Perhaps the least attention has been paid to increasing the clinical trial efficiency at the stage when enrolment has been completed. Typically, after the recruitment activity has ceased, study participants are followed for a specific period of time for their vital status, and ultimately the final database lock and trial closure ensue. In a retrospective review of the early-phase clinical trials conducted by our Princess Margaret Cancer Centre Phase 1 Trials Programme from 2013 to 2019, 44 trials had patients in active survival follow-up. Of these, 30 (68%) trials mandated prolonged surveillance till death. Of the 552 patients enrolled in these 44 trials, 116 (21%) were in active survival follow-up with a median duration of 6.5 (range 1–48) months and had a median of 4 follow-up encounters (range 0–65). These data demonstrate that clinical trial protocols often remain open for prolonged periods of time despite all patients having completed the study treatment, thus substantially increasing the administrative burden at the trial sites. One approach to enable appropriate tracking is to transfer all patients to a single institution-based follow-up protocol, thus minimising the need to keep numerous study files active and repeatedly renewed.
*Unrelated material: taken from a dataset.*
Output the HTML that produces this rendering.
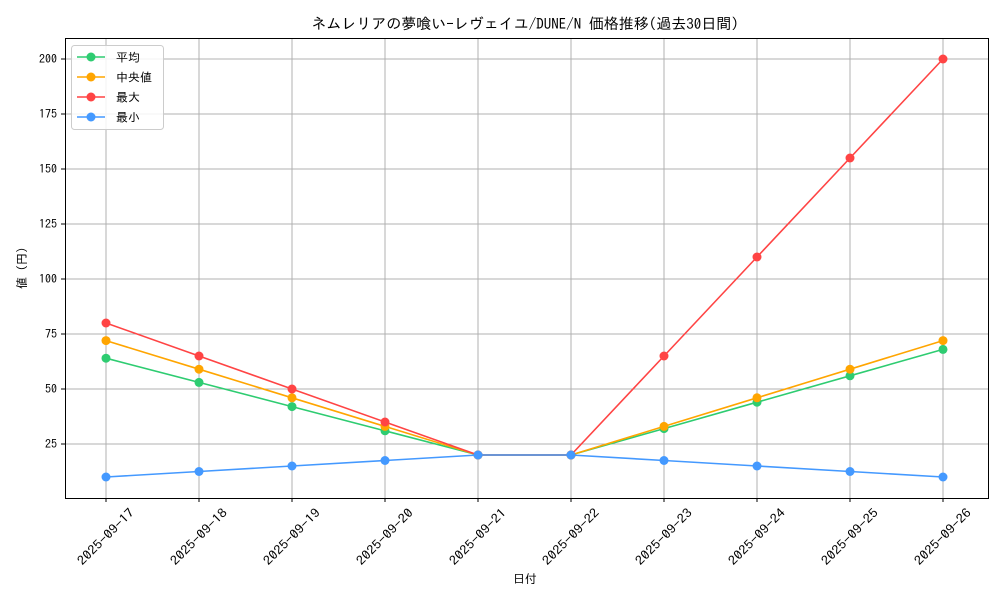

Some pharmaceutical partners have adopted such a practice to establish “roll-over” protocols to consolidate the follow-up requirements of multiple studies that shared the same sponsor. Lastly, the storage of clinical trial documents to fulfil regulatory requirements should be replaced by digitally scanned electronic formats. This conversion from paper into bytes would not only save time whenever access to archived files is needed in the future but also constitute an environmentally friendly solution.

Scientific efficiency

In addition to the abovementioned ways to improve the operational efficiency of clinical trials, scientific strategies must be in place to maximise their chances of success while utilising the least patient resources and infrastructure. Only the most promising drug candidates should be selected for clinical testing, duplicative efforts without a strong justification (such as “me-too” trials) should be discouraged, and a high bar must be set for go-no-go decisions to launch large randomised registrational studies. Innovative clinical trial designs such as adaptive studies have pre-specified allowances to alter their enrolment criteria, and thus offer unique advantages by adjusting dynamically to changes in the existent therapeutic landscape. Biomarkers, especially those of sensitivity or resistance, are critical in accelerating clinical research by selecting patients who are most or least likely to benefit; yet, the current pace of biomarker discovery and validation is slow. To a large extent, the scientific inefficiency in clinical trials is attributable to the lack of data sharing of pre-competitive and post-competitive information, such as early nonclinical evaluations and individual patient-level clinical and biomarker results in published clinical trials, respectively.

Conclusion

The optimisation of operational and scientific efficiency in clinical trials requires concerted efforts from investigators and study teams, sponsors, regulatory agencies, and other key stakeholders. The elimination of bottlenecks is critical to conserve resources and time, and, importantly, to accelerate progress in cancer research.